> [WHAT IS BEING ASKED]:
Copy exactly the lines from the start of the material through the line with "const refAge = 4.558;". Pictures stay out of the copy.

> [GIVEN DATA]:

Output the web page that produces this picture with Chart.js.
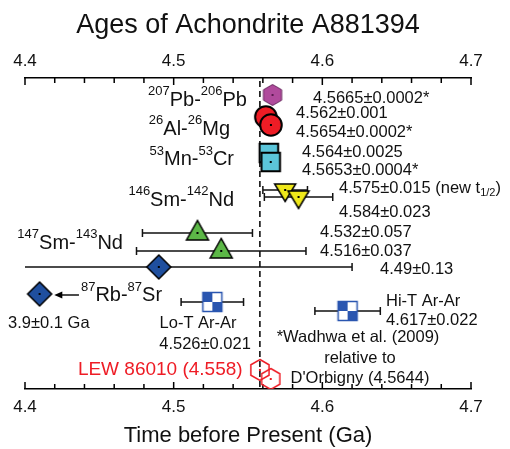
<!DOCTYPE html>
<html><head><meta charset="utf-8">
<script src="https://cdn.jsdelivr.net/npm/chart.js@4.4.1/dist/chart.umd.min.js"></script>
<style>html,body{margin:0;padding:0;background:#fff;}</style>
</head><body>
<canvas id="c" width="510" height="449"></canvas>
<script>
// ---------- data (ages in Ga; rows = vertical slot of each measurement) ----------
const xMin = 4.4, xMax = 4.7;
const tickLabels = ['4.4', '4.5', '4.6', '4.7'];
const refAge = 4.558;                       // LEW 86010 reference age (dashed line)

const pbAge = [4.5665];            const pbRow = [1.7];
const alAge = [4.562, 4.5654];     const alRow = [3.9, 4.7];
const mnAge = [4.564, 4.5653];     const mnRow = [7.5, 8.4];
const sm146Age = [4.575, 4.584];   const sm146Err = [0.015, 0.023]; const sm146Row = [11.2, 11.9];
const sm147Age = [4.516, 4.532];   const sm147Err = [0.037, 0.057]; const sm147Row = [15.5, 17.3];
const rbAge = [4.49];              const rbErr = [0.13];            const rbRow = [18.9];
const rbOffAge = [4.4098];         const rbOffRow = [21.6];         // 3.9 Ga, off scale
const loTAge = [4.526];            const loTErr = [0.021];          const loTRow = [22.4];
const hiTAge = [4.617];            const hiTErr = [0.022];          const hiTRow = [23.3];
const lewAge = [4.558, 4.5653];    const lewRow = [29.2, 30.1];

const FONT = "'Liberation Sans', Arial, sans-serif";

// ---------- marker images ----------
function marker(shape, fill, stroke, lw, dotColor) {
  const S = 30, m = S / 2;
  const c = document.createElement('canvas'); c.width = S; c.height = S;
  const g = c.getContext('2d');
  g.lineWidth = lw; g.strokeStyle = stroke; g.lineJoin = 'miter';
  if (shape === 'checker') {
    const h = 9.5, col = stroke;
    g.fillStyle = '#fff'; g.fillRect(m - h, m - h, 2 * h, 2 * h);
    g.fillStyle = col; g.fillRect(m - h, m - h, h, h); g.fillRect(m, m, h, h);
    g.strokeRect(m - h, m - h, 2 * h, 2 * h);
    return c;
  }
  g.beginPath();
  if (shape === 'hex') {
    const R = 10.5;
    for (let i = 0; i < 6; i++) {
      const a = -Math.PI / 2 + i * Math.PI / 3;
      const px = m + R * Math.cos(a), py = m + R * Math.sin(a);
      i ? g.lineTo(px, py) : g.moveTo(px, py);
    }
    g.closePath();
  } else if (shape === 'circle') {
    g.arc(m, m, 10.8, 0, 2 * Math.PI);
  } else if (shape === 'square') {
    g.rect(m - 9.3, m - 9.3, 18.6, 18.6);
  } else if (shape === 'triDown') {
    g.moveTo(m - 10.5, m - 6); g.lineTo(m + 10.5, m - 6); g.lineTo(m, m + 11.5); g.closePath();
  } else if (shape === 'triUp') {
    g.moveTo(m - 11, m + 7); g.lineTo(m + 11, m + 7); g.lineTo(m, m - 12.5); g.closePath();
  } else if (shape === 'diamond') {
    g.moveTo(m, m - 12); g.lineTo(m + 12, m); g.lineTo(m, m + 12); g.lineTo(m - 12, m); g.closePath();
  }
  if (fill) { g.fillStyle = fill; g.fill(); }
  g.stroke();
  if (dotColor) { g.fillStyle = dotColor; g.fillRect(m - 1, m - 1, 2, 2); }
  return c;
}

const mk = {
  pb: marker('hex', '#b04a9c', '#6a2a60', 1, '#5a1a50'),
  al: marker('circle', '#ee1c25', '#000', 2, '#000'),
  mn: marker('square', '#5bc5da', '#000', 2, '#000'),
  sm146: marker('triDown', '#efe81a', '#000', 1.5, '#000'),
  sm147: marker('triUp', '#5cb847', '#000', 1.5, '#000'),
  rb: marker('diamond', '#1f4f9e', '#000', 1.5, '#000'),
  ar: marker('checker', null, '#2a56b0', 1.5, null),
  lew: marker('hex', null, '#ee1c25', 1.5, '#ee1c25')
};

function pts(xs, ys) { return xs.map((x, i) => ({ x: x, y: ys[i] })); }
function ds(label, xs, ys, style) {
  return { label: label, data: pts(xs, ys), pointStyle: style, pointRadius: 10, showLine: false };
}

// ---------- annotation plugin ----------
function drawRich(ctx, segs, x, y, align, size, color) {
  const supSize = Math.round(size * 0.66);
  const fonts = segs.map(s => (s[1] ? supSize : size) + 'px ' + FONT);
  let w = 0;
  const widths = segs.map((s, i) => { ctx.font = fonts[i]; const ww = ctx.measureText(s[0]).width; w += ww; return ww; });
  let cx = align === 'right' ? x - w : (align === 'center' ? x - w / 2 : x);
  ctx.fillStyle = color; ctx.textAlign = 'left'; ctx.textBaseline = 'middle';
  segs.forEach((s, i) => {
    ctx.font = fonts[i];
    const dy = s[1] === 'sup' ? -size * 0.42 : (s[1] === 'sub' ? size * 0.3 : 0);
    ctx.fillText(s[0], cx, y + dy);
    cx += widths[i];
  });
}

const annot = {
  id: 'annot',
  beforeDatasetsDraw(chart) {
    const ctx = chart.ctx, xs = chart.scales.x, ys = chart.scales.y, a = chart.chartArea;
    ctx.save();
    // reference dashed line
    const rx = xs.getPixelForValue(refAge);
    ctx.strokeStyle = '#000'; ctx.lineWidth = 1.5; ctx.setLineDash([6, 4]);
    ctx.beginPath(); ctx.moveTo(rx, a.top + 3); ctx.lineTo(rx, a.bottom); ctx.stroke();
    ctx.setLineDash([]);
    // error bars
    const bars = [[sm146Age, sm146Err, sm146Row], [sm147Age, sm147Err, sm147Row],
                  [rbAge, rbErr, rbRow], [loTAge, loTErr, loTRow], [hiTAge, hiTErr, hiTRow]];
    ctx.lineWidth = 1.5; ctx.strokeStyle = '#111';
    bars.forEach(([ages, errs, rows]) => {
      ages.forEach((age, i) => {
        const y = ys.getPixelForValue(rows[i]);
        let x1 = xs.getPixelForValue(age - errs[i]), x2 = xs.getPixelForValue(age + errs[i]);
        const c1 = x1 >= a.left, c2 = x2 <= a.right;
        x1 = Math.max(x1, a.left); x2 = Math.min(x2, a.right);
        ctx.beginPath(); ctx.moveTo(x1, y); ctx.lineTo(x2, y);
        if (c1) { ctx.moveTo(x1, y - 4); ctx.lineTo(x1, y + 4); }
        if (c2) { ctx.moveTo(x2, y - 4); ctx.lineTo(x2, y + 4); }
        ctx.stroke();
      });
    });
    // arrow pointing to off-scale Rb-Sr age
    const ay = ys.getPixelForValue(21.7);
    const ax1 = xs.getPixelForValue(4.4363), ax2 = xs.getPixelForValue(4.4197);
    ctx.beginPath(); ctx.moveTo(ax1, ay); ctx.lineTo(ax2 + 5, ay); ctx.stroke();
    ctx.fillStyle = '#000';
    ctx.beginPath(); ctx.moveTo(ax2, ay); ctx.lineTo(ax2 + 8, ay - 3.5); ctx.lineTo(ax2 + 8, ay + 3.5); ctx.closePath(); ctx.fill();
    // inward tick marks on both axes
    ctx.lineWidth = 1.5; ctx.strokeStyle = '#000';
    xs.ticks.forEach(t => {
      const px = xs.getPixelForValue(t.value);
      const major = Math.abs(t.value * 10 - Math.round(t.value * 10)) < 1e-6;
      const len = major ? 7 : 5;
      ctx.beginPath();
      ctx.moveTo(px, a.top); ctx.lineTo(px, a.top + len);
      ctx.moveTo(px, a.bottom); ctx.lineTo(px, a.bottom - len);
      ctx.stroke();
    });
    ctx.restore();
  },
  afterDraw(chart) {
    const ctx = chart.ctx, xs = chart.scales.x, ys = chart.scales.y;
    const X = v => xs.getPixelForValue(v), Y = v => ys.getPixelForValue(v);
    ctx.save();
    const iso = 20;
    drawRich(ctx, [['207', 'sup'], ['Pb-'], ['206', 'sup'], ['Pb']], X(4.5493), Y(2.2), 'right', iso, '#111');
    drawRich(ctx, [['26', 'sup'], ['Al-'], ['26', 'sup'], ['Mg']], X(4.5379), Y(5.1), 'right', iso, '#111');
    drawRich(ctx, [['53', 'sup'], ['Mn-'], ['53', 'sup'], ['Cr']], X(4.5406), Y(8.15), 'right', iso, '#111');
    drawRich(ctx, [['146', 'sup'], ['Sm-'], ['142', 'sup'], ['Nd']], X(4.5406), Y(12.2), 'right', iso, '#111');
    drawRich(ctx, [['147', 'sup'], ['Sm-'], ['143', 'sup'], ['Nd']], X(4.4659), Y(16.5), 'right', iso, '#111');
    drawRich(ctx, [['87', 'sup'], ['Rb-'], ['87', 'sup'], ['Sr']], X(4.4922), Y(21.75), 'right', iso, '#111');

    const v = 16.5;
    const T = (txt, x, y, align, size, color) => drawRich(ctx, [[txt]], X(x), Y(y), align, size || v, color || '#111');
    T('4.5665±0.0002*', 4.5937, 2.0, 'left');
    T('4.562±0.001', 4.5823, 3.5, 'left');
    T('4.5654±0.0002*', 4.5823, 5.4, 'left');
    T('4.564±0.0025', 4.5863, 7.4, 'left');
    T('4.5653±0.0004*', 4.5863, 9.2, 'left');
    drawRich(ctx, [['4.575±0.015 (new t'], ['1/2', 'sub'], [')']], X(4.6112), Y(11.05), 'left', v, '#111');
    T('4.584±0.023', 4.6112, 13.4, 'left');
    T('4.532±0.057', 4.5984, 15.4, 'left');
    T('4.516±0.037', 4.5984, 17.3, 'left');
    T('4.49±0.13', 4.6388, 19.1, 'left');
    T('3.9±0.1 Ga', 4.3886, 24.5, 'left');
    T('Lo-T Ar-Ar', 4.5164, 24.5, 'center');
    T('4.526±0.021', 4.5211, 26.65, 'center');
    T('Hi-T Ar-Ar', 4.6428, 22.35, 'left');
    T('4.617±0.022', 4.6428, 24.2, 'left');
    T('*Wadhwa et al. (2009)', 4.624, 25.95, 'center');
    T('relative to', 4.6253, 28.0, 'center');
    T("D'Orbigny (4.5644)", 4.6253, 30.0, 'center');
    T('LEW 86010 (4.558)', 4.5464, 29.15, 'right', 19, '#ee1c25');
    ctx.restore();
  }
};

// ---------- chart ----------
const tickCb = function (value) {
  const k = Math.round(value * 10);
  if (Math.abs(value * 10 - k) < 1e-6) {
    const lbl = (k / 10).toFixed(1);
    return tickLabels.includes(lbl) ? lbl : '';
  }
  return '';
};
const axisCommon = {
  type: 'linear', min: xMin, max: xMax,
  grid: { display: false, drawTicks: false },
  border: { display: true, color: '#000', width: 1.5 },
  ticks: { stepSize: 0.02, autoSkip: false, maxRotation: 0, callback: tickCb,
           color: '#111', font: { family: FONT, size: 17 } }
};

new Chart(document.getElementById('c'), {
  type: 'scatter',
  data: {
    datasets: [
      ds('Pb-Pb', pbAge, pbRow, mk.pb),
      ds('Al-Mg', alAge, alRow, mk.al),
      ds('Mn-Cr', mnAge, mnRow, mk.mn),
      ds('146Sm-142Nd', sm146Age, sm146Row, mk.sm146),
      ds('147Sm-143Nd', sm147Age, sm147Row, mk.sm147),
      ds('Rb-Sr', rbAge, rbRow, mk.rb),
      ds('Rb-Sr (3.9 Ga)', rbOffAge, rbOffRow, mk.rb),
      ds('Lo-T Ar-Ar', loTAge, loTRow, mk.ar),
      ds('Hi-T Ar-Ar', hiTAge, hiTRow, mk.ar),
      ds('LEW 86010', lewAge, lewRow, mk.lew)
    ]
  },
  options: {
    responsive: false, animation: false, devicePixelRatio: 1,
    layout: { padding: { left: 25, right: 39, top: 0, bottom: 0 } },
    plugins: { legend: { display: false }, tooltip: { enabled: false }, title: { display: false } },
    scales: {
      x: Object.assign({}, axisCommon, {
        position: 'bottom',
        ticks: Object.assign({}, axisCommon.ticks, { padding: 8 }),
        title: { display: true, text: 'Time before Present (Ga)', color: '#111',
                 font: { family: FONT, size: 22 }, padding: { top: 4, bottom: 0 } },
        afterFit: s => { s.height = 60; }
      }),
      x2: Object.assign({}, axisCommon, {
        position: 'top',
        ticks: Object.assign({}, axisCommon.ticks, { padding: 6 }),
        title: { display: true, text: 'Ages of Achondrite A881394', color: '#111',
                 font: { family: FONT, size: 27 }, padding: { top: 9, bottom: 0 } },
        afterFit: s => { s.height = 78; }
      }),
      y: { display: false, min: 0, max: 31.1, reverse: true }
    }
  },
  plugins: [annot]
});
</script>
</body></html>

> [RESPONSE TO THE EXERCISE]:
Output the web page that produces this picture with Chart.js.
<!DOCTYPE html>
<html><head><meta charset="utf-8">
<script src="https://cdn.jsdelivr.net/npm/chart.js@4.4.1/dist/chart.umd.min.js"></script>
<style>html,body{margin:0;padding:0;background:#fff;}</style>
</head><body>
<canvas id="c" width="510" height="449"></canvas>
<script>
// ---------- data (ages in Ga; rows = vertical slot of each measurement) ----------
const xMin = 4.4, xMax = 4.7;
const tickLabels = ['4.4', '4.5', '4.6', '4.7'];
const refAge = 4.558;                       // LEW 86010 reference age (dashed line)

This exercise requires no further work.